WHAT YOU ARE ASKED TO DO
Return the material exactly, first line through the line containing "1.8, 1.775, 1.78];", and nothing more. Pictures stay out.
## Begin ENTRIES PROVIDED
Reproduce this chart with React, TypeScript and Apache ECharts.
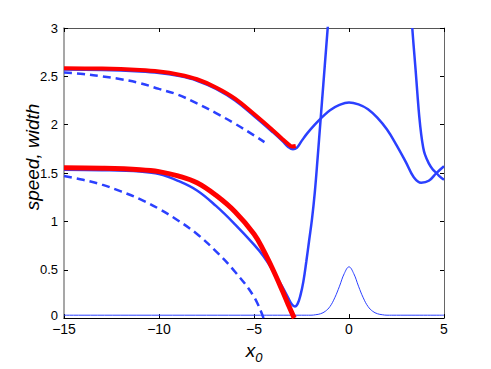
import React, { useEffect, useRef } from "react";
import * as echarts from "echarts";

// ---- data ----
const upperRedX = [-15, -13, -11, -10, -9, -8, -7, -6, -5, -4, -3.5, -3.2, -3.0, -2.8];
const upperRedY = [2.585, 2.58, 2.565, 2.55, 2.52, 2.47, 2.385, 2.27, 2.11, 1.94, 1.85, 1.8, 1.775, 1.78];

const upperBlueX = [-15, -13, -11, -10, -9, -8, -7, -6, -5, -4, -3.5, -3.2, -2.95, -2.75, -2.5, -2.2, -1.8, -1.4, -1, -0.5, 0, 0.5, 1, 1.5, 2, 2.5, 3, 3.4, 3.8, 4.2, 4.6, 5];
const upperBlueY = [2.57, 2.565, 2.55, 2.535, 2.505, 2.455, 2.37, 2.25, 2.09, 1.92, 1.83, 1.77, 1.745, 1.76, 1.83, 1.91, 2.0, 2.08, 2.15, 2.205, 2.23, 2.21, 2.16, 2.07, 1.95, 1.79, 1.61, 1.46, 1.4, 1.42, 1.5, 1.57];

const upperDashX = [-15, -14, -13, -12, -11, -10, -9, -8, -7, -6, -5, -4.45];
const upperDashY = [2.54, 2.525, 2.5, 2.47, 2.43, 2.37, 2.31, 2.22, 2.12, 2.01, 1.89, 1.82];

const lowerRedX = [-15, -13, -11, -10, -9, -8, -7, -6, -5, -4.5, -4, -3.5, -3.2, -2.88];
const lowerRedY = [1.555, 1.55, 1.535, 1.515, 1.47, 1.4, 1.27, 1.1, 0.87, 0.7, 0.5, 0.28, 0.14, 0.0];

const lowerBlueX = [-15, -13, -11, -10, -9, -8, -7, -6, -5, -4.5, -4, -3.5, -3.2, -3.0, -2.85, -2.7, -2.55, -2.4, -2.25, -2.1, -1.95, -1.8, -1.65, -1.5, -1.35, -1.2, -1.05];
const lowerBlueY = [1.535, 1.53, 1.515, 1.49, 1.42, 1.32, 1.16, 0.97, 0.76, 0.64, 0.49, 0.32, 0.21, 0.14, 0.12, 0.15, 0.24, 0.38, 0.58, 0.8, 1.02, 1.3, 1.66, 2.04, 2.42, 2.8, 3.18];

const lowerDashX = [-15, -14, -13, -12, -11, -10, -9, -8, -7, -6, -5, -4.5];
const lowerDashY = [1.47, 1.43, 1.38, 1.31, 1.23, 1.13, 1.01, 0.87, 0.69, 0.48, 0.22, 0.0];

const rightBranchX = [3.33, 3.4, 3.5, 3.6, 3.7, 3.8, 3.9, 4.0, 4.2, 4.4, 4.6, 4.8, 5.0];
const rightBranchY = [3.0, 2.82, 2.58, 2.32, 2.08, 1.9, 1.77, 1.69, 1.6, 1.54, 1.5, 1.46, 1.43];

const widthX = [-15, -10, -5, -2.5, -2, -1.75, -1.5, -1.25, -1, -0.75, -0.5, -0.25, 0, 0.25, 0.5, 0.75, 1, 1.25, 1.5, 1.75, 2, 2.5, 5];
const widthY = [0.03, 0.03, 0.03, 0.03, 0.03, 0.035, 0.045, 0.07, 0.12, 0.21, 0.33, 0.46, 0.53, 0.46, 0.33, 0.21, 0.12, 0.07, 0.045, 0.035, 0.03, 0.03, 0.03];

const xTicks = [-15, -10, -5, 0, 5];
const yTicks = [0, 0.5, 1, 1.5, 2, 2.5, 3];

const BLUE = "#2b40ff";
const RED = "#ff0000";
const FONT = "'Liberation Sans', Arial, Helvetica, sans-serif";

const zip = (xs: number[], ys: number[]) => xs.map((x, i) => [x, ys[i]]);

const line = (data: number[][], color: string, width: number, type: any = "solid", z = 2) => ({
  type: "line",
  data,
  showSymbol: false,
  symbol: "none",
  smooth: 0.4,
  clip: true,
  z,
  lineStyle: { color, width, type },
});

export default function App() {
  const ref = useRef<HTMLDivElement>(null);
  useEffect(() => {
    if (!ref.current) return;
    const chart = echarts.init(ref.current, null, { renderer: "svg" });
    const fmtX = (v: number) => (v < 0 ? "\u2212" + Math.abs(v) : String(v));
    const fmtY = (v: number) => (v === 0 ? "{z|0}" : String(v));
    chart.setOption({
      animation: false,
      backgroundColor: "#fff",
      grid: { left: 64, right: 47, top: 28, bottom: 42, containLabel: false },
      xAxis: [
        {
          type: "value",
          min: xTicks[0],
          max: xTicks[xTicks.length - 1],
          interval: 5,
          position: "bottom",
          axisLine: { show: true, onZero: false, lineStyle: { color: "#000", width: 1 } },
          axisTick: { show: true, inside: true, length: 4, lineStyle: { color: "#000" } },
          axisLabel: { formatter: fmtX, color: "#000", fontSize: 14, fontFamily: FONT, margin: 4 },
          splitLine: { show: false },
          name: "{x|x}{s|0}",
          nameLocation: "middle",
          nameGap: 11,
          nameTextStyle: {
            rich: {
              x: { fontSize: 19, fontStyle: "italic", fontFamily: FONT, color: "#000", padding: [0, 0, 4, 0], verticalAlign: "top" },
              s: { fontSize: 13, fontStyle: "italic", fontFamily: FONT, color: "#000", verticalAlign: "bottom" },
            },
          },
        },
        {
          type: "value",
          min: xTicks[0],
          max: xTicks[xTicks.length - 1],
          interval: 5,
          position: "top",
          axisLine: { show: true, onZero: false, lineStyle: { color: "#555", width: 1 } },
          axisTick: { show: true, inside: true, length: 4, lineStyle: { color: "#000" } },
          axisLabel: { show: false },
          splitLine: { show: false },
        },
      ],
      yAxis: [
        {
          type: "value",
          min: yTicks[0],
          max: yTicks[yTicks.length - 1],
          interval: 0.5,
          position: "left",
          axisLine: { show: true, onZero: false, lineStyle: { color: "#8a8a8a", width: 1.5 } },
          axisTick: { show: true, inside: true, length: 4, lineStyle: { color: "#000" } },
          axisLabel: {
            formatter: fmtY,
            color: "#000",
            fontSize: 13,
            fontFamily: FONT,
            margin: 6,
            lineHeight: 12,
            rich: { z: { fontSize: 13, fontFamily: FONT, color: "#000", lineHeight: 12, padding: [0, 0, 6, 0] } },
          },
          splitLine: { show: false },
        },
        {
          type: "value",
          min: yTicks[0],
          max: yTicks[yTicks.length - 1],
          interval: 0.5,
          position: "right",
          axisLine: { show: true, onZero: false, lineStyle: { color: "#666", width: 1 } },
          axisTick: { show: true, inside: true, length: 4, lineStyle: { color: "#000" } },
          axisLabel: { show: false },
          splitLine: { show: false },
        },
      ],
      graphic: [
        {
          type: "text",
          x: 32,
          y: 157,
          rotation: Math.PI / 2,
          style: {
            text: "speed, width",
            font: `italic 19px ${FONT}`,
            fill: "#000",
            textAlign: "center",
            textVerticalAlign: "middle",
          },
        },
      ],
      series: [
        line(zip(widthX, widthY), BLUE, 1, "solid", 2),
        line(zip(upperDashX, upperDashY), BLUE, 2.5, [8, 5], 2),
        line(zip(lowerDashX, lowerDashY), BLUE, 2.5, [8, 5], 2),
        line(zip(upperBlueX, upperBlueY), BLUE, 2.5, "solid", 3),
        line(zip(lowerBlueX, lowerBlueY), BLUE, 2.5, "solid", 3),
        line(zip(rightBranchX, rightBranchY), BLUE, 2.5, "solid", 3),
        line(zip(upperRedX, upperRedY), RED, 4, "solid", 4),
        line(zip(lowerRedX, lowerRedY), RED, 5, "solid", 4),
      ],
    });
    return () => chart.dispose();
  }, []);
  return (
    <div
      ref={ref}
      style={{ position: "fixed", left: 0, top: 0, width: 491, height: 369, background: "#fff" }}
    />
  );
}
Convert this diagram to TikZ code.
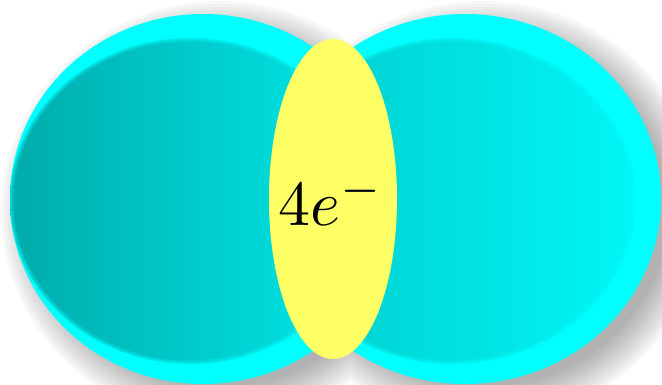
## End ENTRIES PROVIDED
TASK ANSWER
Reproduce this chart with React, TypeScript and Apache ECharts.
import React, { useEffect, useRef } from "react";
import * as echarts from "echarts";

// ---- data ----
const upperRedX = [-15, -13, -11, -10, -9, -8, -7, -6, -5, -4, -3.5, -3.2, -3.0, -2.8];
const upperRedY = [2.585, 2.58, 2.565, 2.55, 2.52, 2.47, 2.385, 2.27, 2.11, 1.94, 1.85, 1.8, 1.775, 1.78];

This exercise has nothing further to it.